Druid cluster shows unavailable for certain segments of data of data source after data ingestion. Ex: 72.4% available (2352 segments, 647 segments unavailable)We have a clustered deployment 3 nodes : master node (coordinator amd overlord) Data node (historical and middlemanager) Query node (broker and router) Any specific reason why it is happening so.

Hi Shashank,

It may be , the Indexing process has generated x segments and historical has loaded some of them and still loading the segments are there may be some error/issues.

You should look into :

  • Historical and coordinator log.

Thanks and Regards,

Vaibhav

Thanks Vaibhav!

I see these in the logs that there is a problem while segment handoff from coordinator to historical.

2020-02-18T03:54:48,513 INFO [coorrinator_handoff_scheduled_0] org.apache.druid.segment.realtime.plumber.CoordinatorBasedSegmentHandoffNotifier - Still waiting for Handoff for Segments:

We have enabled only error logging in our environment.
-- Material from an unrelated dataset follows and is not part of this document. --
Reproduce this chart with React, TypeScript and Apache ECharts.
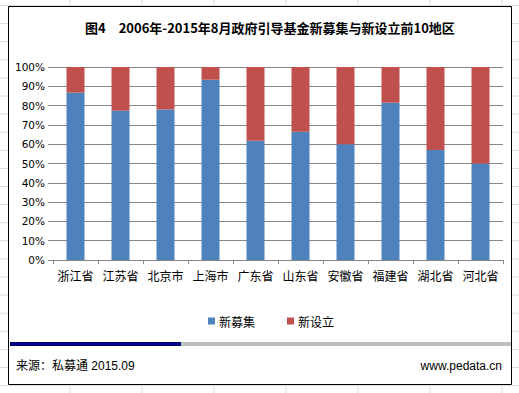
import React, { useEffect, useRef } from "react";
import * as echarts from "echarts";

const categories = ["浙江省", "江苏省", "北京市", "上海市", "广东省", "山东省", "安徽省", "福建省", "湖北省", "河北省"];
const newRaised = [86.7, 77.4, 78, 93.4, 61.8, 66.5, 60, 81.5, 57, 50];
const newEstablished = newRaised.map((v) => +(100 - v).toFixed(1));
const seriesNames = ["新募集", "新设立"];
const titleText = "图4　2006年-2015年8月政府引导基金新募集与新设立前10地区";
const sourceText = "来源：私募通 2015.09";
const siteText = "www.pedata.cn";

const W = 519;
const H = 393;

export default function App() {
  const ref = useRef<HTMLDivElement>(null);
  useEffect(() => {
    document.body.style.margin = "0";
    const chart = echarts.init(ref.current!, null, { renderer: "svg" });
    const bg: any[] = [];
    for (let x = 70; x < W; x += 72) {
      bg.push({ type: "line", shape: { x1: x, y1: 0, x2: x, y2: H }, style: { stroke: "#dcdcdc", lineWidth: 1 }, z: -3 });
    }
    for (let y = 5.5; y < H; y += 18.1) {
      bg.push({ type: "line", shape: { x1: 0, y1: y, x2: W, y2: y }, style: { stroke: "#dcdcdc", lineWidth: 1 }, z: -3 });
    }
    chart.setOption({
      animation: false,
      backgroundColor: "#fff",
      color: ["#4F81BD", "#C0504D"],
      graphic: [
        ...bg,
        { type: "rect", shape: { x: 8.5, y: 6.5, width: 503, height: 378 }, style: { fill: "#fff", stroke: "#000", lineWidth: 1 }, z: -2 },
        { type: "text", x: 85, y: 27, style: { text: titleText, font: "bold 13px 'Noto Sans CJK SC'", fill: "#000", verticalAlign: "middle" }, z: 2 },
        { type: "rect", shape: { x: 10, y: 342, width: 171, height: 4 }, style: { fill: "#000080" }, z: 2 },
        { type: "rect", shape: { x: 181, y: 342, width: 330, height: 4 }, style: { fill: "#BFBFBF" }, z: 2 },
        { type: "text", x: 16, y: 366, style: { text: sourceText, font: "12px 'Liberation Sans', 'Noto Sans CJK SC'", fill: "#000", verticalAlign: "middle" }, z: 2 },
        { type: "text", x: 502, y: 366, style: { text: siteText, font: "12px 'Liberation Sans'", fill: "#000", align: "right", verticalAlign: "middle" }, z: 2 },
      ],
      legend: {
        data: seriesNames,
        left: 203,
        top: 310,
        itemWidth: 7,
        itemHeight: 7,
        itemGap: 32,
        icon: "rect",
        textStyle: { fontSize: 12, fontFamily: "'Noto Sans CJK SC'", color: "#000", padding: [0, 0, 0, -1] },
      },
      grid: { left: 53, right: 16, top: 67, bottom: 133, containLabel: false },
      xAxis: {
        type: "category",
        data: categories,
        axisLine: { lineStyle: { color: "#868686" } },
        axisTick: { show: true, length: 4, interval: 0, lineStyle: { color: "#868686" } },
        axisLabel: { interval: 0, fontSize: 12, fontFamily: "'Noto Sans CJK SC'", color: "#000", margin: 9 },
      },
      yAxis: {
        type: "value",
        min: 0,
        max: 100,
        interval: 10,
        axisLine: { show: false },
        axisTick: { show: true, length: 5, lineStyle: { color: "#868686" } },
        splitLine: { lineStyle: { color: "#868686" } },
        axisLabel: { formatter: "{value}%", fontSize: 10.5, fontFamily: "'DejaVu Sans'", color: "#000", margin: 8 },
      },
      series: [
        { name: seriesNames[0], type: "bar", stack: "total", barWidth: 18, data: newRaised },
        { name: seriesNames[1], type: "bar", stack: "total", barWidth: 18, data: newEstablished },
      ],
    });
    return () => chart.dispose();
  }, []);
  return <div ref={ref} style={{ width: W, height: H, position: "absolute", left: 0, top: 0 }} />;
}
As of now we dont see anything red in either coordinator or historical log We have raised a request to enable info logging. We will keep posted.

Thanks
Shashank

More insight into the configuration details:

1.We are using local strorage mount for deep storage
2. We are connected to postgres for metadata storage and we see the metadata is getting populated in druid tables.
3. We also see the historical and middlemanager are showing up on router user interface exposed through port 8888 which means all nodes are connected through zookeeper.

We need to check if historical node is able to read segments info from load queue and able to store in segment cache.

Thanks
Shashank

Hi Team,

The issue is resolved after clean restart of master and data nodes in the cluster.

However just restarting nodes without cleaning data didnot work.

Regards
Shashank